Banyak laki-laki yang
datang meminangnya, tapi ia menolak mereka. Dan kemudian memilih Hakim Agung
Granada, Abu al-Qasim bin Hisyam bin Abi Jamra. Seorang ulama yang shaleh dan
berpengetahuan luas dan berasal dari keluarga yang mulia.
Layla wafat pada tahun
528 H/1133 M.
Andalusia
Ketujuh belas: Hafshah
Hafsha adalah anak dari
seorang ulama, Abu Imran Musa bin Hammad al-Sanhaji. Al-Malahi berkata tentang
Hafshah, “Ia menikah dengan hakim Abu Bakr Muhammad bin Ali al-Ghassani
al-Marshani. Ia adalah wanita yang mulia. Seorang penghafal Alquran dan cukup
mumpuni dalam seni kaligrafi.
Hafshah juga seorang
ahli dalam hokum dan akidah. Ia banyak mengutip fatwa ayahnya dalam berbagai
kesempatan.
Lahir pada tahun 519
H/1125 M. Dan wafat di Granada. Ia dimakamkan di Pemakaman Bab Elvira
Kedelapan belas: Hafshah binti Abi Abdullah Muhammad bin Ahmad
as-Salami.
Hafshah binti Abi
Abdullah adalah guru dalam 7 bacaan Alquran (Qiroah Sab’ah). Ia mempelajari
qirorah sab’ah dari ayahnya. Dari ayahnya ia juga menghafal banyak buku hadits
dan karya-karya para ulama dari berbagai macam disiplin ilmu. Selain itu, ia
juga mempelajari kitab al-Muwattha.
Al-Mahalli mengatakan,
“Saya mendapatkan informasi bahwa ia membaca kitab al-Muwattha di hadapan kakek
dari jalur ayah (paman ayahnya), Abu Bakr Yahya bin Arus at-Tamimi”. Ia adalah
wanita yang fasih lisannya dan sangat pandai membaca. Ia dapat membaca
manuskrip-manuskrip yang tulisannya sulit dibaca.
Ia wafat di usia muda,
27 tahun. pada 15 Ramadhan 580 H/20 Desember 1184 M.
Kesembilan belas: Aisyah
Asiyah adalah anak
perempuan dari al-Qadhi Abu al-Khattab Muhammad bin Ahmad bin Khalil. Ia
meriwayatkan hadits dari ayahnya. Selain itu, ia juga mendapatka ijazah
pengakuan keilmuan dari beberapa ulama. Ia dikenal sebagai wanita yang bijak
yang memiliki pengetahuan yang detil tentang nasab keluarganya.
Aisyah dikenal sebagai
wanita yang teliti, ahli, dan perhatian. Namun ia hanya memiliki sedikit murid.
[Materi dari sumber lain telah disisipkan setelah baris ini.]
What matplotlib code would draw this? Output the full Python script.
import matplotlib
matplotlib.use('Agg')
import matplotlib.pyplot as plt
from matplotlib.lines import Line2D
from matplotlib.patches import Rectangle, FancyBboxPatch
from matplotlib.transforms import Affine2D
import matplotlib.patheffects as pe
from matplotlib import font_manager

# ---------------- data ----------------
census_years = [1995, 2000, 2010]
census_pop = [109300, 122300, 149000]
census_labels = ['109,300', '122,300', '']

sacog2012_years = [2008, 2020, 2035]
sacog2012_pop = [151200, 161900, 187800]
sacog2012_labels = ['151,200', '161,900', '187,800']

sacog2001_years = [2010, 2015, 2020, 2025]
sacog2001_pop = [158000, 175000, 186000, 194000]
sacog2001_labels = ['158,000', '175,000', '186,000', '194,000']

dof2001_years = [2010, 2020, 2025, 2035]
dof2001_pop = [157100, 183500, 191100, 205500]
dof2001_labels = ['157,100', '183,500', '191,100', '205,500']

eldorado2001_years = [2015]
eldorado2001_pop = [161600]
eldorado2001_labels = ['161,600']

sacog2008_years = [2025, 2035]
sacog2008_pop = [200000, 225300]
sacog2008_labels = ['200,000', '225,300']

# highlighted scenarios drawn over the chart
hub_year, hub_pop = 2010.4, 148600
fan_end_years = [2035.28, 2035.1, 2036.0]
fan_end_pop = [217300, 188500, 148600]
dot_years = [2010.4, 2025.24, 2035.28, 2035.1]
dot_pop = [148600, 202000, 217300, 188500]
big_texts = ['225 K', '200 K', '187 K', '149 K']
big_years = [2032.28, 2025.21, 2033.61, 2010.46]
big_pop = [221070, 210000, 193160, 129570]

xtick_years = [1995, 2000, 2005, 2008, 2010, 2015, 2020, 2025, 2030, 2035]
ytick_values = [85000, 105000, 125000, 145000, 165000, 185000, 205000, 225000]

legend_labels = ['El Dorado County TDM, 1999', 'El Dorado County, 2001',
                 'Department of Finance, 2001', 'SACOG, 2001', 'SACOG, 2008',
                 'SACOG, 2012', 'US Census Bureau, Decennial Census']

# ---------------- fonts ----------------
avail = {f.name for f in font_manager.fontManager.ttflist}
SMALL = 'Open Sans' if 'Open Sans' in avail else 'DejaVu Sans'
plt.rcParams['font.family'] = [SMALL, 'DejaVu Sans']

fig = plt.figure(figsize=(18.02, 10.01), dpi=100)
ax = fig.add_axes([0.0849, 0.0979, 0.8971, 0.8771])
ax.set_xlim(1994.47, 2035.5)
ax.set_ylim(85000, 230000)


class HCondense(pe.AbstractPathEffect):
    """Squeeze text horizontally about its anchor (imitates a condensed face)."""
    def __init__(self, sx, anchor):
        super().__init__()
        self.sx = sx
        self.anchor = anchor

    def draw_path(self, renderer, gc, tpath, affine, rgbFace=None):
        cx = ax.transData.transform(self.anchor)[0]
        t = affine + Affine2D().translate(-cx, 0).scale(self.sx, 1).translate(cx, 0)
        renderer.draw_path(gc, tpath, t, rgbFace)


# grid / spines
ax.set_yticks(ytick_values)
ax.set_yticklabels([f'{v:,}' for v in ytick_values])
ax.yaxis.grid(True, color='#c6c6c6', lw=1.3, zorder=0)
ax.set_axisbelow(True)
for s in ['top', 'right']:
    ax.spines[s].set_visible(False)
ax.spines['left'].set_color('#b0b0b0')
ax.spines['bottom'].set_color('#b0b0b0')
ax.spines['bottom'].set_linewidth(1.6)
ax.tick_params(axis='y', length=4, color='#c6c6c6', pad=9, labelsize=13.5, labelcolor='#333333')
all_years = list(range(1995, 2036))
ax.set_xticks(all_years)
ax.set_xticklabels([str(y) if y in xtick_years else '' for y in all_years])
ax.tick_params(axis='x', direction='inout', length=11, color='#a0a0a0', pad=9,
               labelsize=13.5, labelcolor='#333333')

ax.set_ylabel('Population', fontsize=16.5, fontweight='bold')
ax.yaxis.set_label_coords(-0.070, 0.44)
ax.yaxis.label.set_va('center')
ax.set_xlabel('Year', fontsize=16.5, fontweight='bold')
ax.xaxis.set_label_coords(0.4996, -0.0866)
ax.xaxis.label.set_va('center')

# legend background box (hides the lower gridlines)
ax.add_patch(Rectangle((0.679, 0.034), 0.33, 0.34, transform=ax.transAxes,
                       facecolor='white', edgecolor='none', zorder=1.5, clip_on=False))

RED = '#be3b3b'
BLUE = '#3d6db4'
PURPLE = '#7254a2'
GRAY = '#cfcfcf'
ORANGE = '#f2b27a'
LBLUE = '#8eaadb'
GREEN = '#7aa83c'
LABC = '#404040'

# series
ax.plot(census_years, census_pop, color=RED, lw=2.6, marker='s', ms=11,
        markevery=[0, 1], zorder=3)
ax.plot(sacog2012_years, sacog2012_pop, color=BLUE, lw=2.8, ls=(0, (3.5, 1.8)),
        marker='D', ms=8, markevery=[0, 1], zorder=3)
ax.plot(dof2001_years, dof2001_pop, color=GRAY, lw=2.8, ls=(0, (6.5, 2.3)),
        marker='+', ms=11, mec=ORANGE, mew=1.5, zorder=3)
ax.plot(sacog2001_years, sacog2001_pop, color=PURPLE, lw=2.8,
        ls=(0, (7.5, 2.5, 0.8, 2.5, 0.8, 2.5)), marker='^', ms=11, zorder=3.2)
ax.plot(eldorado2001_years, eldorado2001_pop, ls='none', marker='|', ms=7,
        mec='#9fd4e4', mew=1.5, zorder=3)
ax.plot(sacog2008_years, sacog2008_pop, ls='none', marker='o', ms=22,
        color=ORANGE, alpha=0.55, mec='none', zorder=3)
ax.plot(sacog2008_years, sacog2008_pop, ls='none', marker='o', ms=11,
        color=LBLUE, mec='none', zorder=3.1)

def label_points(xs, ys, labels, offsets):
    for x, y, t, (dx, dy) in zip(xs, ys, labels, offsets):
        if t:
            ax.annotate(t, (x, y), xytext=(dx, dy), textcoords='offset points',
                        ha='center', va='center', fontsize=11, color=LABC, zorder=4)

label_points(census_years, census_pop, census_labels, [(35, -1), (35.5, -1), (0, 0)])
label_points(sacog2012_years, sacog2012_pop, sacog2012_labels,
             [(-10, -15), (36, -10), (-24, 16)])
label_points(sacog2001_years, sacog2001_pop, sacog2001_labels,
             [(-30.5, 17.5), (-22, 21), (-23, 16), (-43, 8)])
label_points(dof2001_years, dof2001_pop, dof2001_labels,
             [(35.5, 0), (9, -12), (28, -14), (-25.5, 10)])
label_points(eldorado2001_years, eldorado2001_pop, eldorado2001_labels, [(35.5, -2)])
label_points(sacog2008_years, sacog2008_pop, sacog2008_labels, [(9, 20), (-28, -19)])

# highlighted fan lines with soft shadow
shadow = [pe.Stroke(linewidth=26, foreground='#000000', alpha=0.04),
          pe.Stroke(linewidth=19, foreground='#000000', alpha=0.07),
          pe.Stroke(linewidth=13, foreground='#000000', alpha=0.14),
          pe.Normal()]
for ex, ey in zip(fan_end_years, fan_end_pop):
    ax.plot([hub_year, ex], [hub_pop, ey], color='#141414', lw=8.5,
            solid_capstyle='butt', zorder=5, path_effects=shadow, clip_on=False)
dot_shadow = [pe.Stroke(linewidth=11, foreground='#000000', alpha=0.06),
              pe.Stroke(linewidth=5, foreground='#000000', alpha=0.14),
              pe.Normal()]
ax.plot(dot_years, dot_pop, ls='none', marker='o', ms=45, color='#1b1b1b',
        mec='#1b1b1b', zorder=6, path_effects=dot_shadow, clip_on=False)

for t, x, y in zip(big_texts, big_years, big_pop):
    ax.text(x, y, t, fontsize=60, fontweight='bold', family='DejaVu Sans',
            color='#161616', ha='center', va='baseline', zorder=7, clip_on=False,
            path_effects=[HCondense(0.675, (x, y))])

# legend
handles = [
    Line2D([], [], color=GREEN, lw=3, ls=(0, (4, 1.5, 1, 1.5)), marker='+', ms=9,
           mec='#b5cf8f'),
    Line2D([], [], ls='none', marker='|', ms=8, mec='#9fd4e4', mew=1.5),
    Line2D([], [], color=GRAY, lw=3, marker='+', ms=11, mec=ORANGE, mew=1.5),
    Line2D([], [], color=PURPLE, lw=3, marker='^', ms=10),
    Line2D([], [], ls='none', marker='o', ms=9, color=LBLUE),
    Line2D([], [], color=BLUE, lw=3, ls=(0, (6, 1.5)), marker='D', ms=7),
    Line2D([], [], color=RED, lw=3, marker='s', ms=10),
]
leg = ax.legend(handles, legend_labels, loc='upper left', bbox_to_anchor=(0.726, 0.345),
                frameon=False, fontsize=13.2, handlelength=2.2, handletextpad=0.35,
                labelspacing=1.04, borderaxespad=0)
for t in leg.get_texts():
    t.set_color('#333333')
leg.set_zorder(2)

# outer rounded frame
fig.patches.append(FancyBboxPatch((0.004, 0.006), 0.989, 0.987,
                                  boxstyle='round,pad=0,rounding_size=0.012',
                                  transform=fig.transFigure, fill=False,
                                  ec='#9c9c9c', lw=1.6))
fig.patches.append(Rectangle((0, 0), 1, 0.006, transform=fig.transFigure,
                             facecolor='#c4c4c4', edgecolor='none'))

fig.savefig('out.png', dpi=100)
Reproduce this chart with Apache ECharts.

Kedua puluh: Dhunah binti Abdul Aziz bin Musa bin Thahir
bin Muta’.
Dhunah dikenal juga
dengan kun-yahnya, Ummu Habibah. Ia adalah istri dari Abul Qasim bin Mudir. Ia
belajar di bawah bimbingan Abu Umar bin Abdul Barr dan berhasil menstraskrip
beberapa karya gurunya ini. Gurunya yang lain adalah Abul Abbas al-‘Udhri.
Sisi menarik dari Dhunah
adalah suaminya belajar darinya. Wanita yang terkenal dengan kerendahan-hati
dan keshalehannya ini mampu menulis dengan indah.
Ia lahir ada tahun 437
H/1045 M dan wafat pada tahun 506 H/1112 M.
Penutup
Demikianlah beberapa
figur wanita istimewa di zaman kejayaan Islam di Andalusia. Tentu keistimewaan
mereka menjawab keraguan atau tuduhan miring yang diarahkan kepada umat Islam.
Tuduhan tanpa bukti yang menyatakan bahwa syariat Islam merendahkan dan
menghalangi kemajuan wanita.
Hal menarik lainnya yang
kita dapat petik pelajaran dari profil-profil mereka adalah mereka memiliki
ayah atau suami yang berilmu. Tidak hanya berilmu, ayah dan suami mereka
memiliki perhatian yang besar dalam mendidik keluarganya. Kemudian kesibukan
mereka sebagai ibu rumah tangga tidak menghalangi mereka dari menuntut ilmu.